For the solutions found by IDs we use the following name schema v.u.m.M.h composed from the parameters used in the experiments:

• v ... the number of states of the speed variables,

• u ... the number of states of the control variables,

• m ... the number of states of the mass variables,

• M ... the discretization method for solving ODEs (E is the Euler method, G the Gauss–Legendre method, and RK the Runge–Kutta RK4 method), and

• h ... the length of the trajectory segment.

By looking at Fig. 4 we can conclude that the Euler method best approximates the optimal control and it suffers from smaller oscillations of the control than other methods. The control strategy found by Runge-Kutta and the Gauss-Legendre methods have larger oscillations. However, the speed and the mass profiles are similar for all methods and they are close to the optimal profiles found by BOCOP³.

The quality of the solution is influenced by the number of states of speed, control, and mass variables. We had to find a proper balance between these parameters to avoid large oscillations. This issue deserves a further study to allow the application of IDs to problems where no optimal solution is known.
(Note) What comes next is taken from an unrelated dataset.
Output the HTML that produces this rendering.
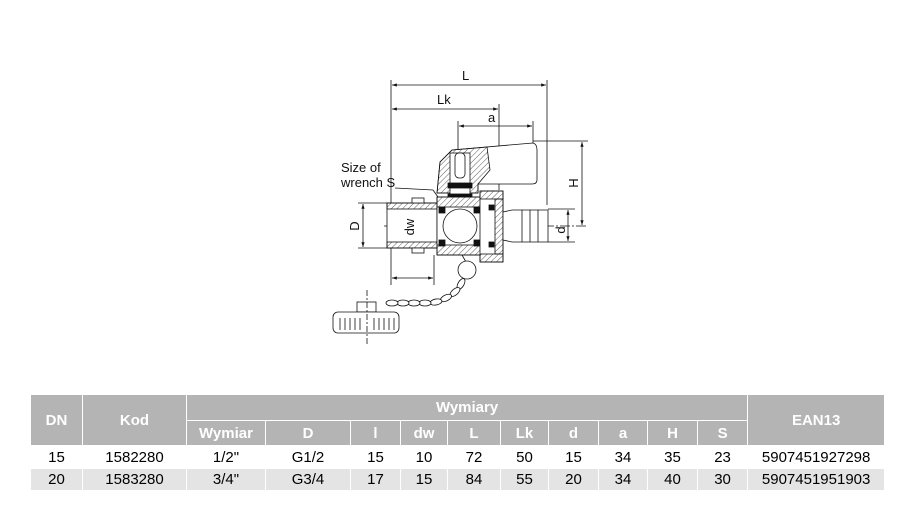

5 Conclusions and Future Work

We have described how IDs can be used to solve trajectory optimization problems. We applied the suggested approach to two trajectory optimization problems. The ID solution methods were tailored for these problems and can be considered a special case of dynamic programming (Bellman 1957). The numerical experiments reveal that the solutions found by IDs approximates well the optimal solution and the quality of the approximation improves with finer discretizations. It is important that IDs work well also in problems where the optimal strategy is more complex than a simple bang-bang strategy⁴.

The trajectory optimization problems are traditionally solved by methods of the optimal control theory but IDs offer an alternative that can bring several benefits over the traditional approaches. IDs can incorporate uncertainty about the state transitions into the model. For each decision node in an ID the optimal decision is computed for all configurations of its parents. This is very handy in the situations where the controlled objects deviates for some reason from the optimal trajectory. The new optimal trajectory is thus available without any delay. In noisy environments or in environments with interactions with other objects the imposed deviations from the optimal trajectory can be quite common.

For many control problems it would be natural to use continuous IDs. Unfortunately, exact ID solution methods are available only for special cases that cannot be used in the problems studied in this paper. We leave a deeper study of applications of continuous IDs to trajectory optimization for future research.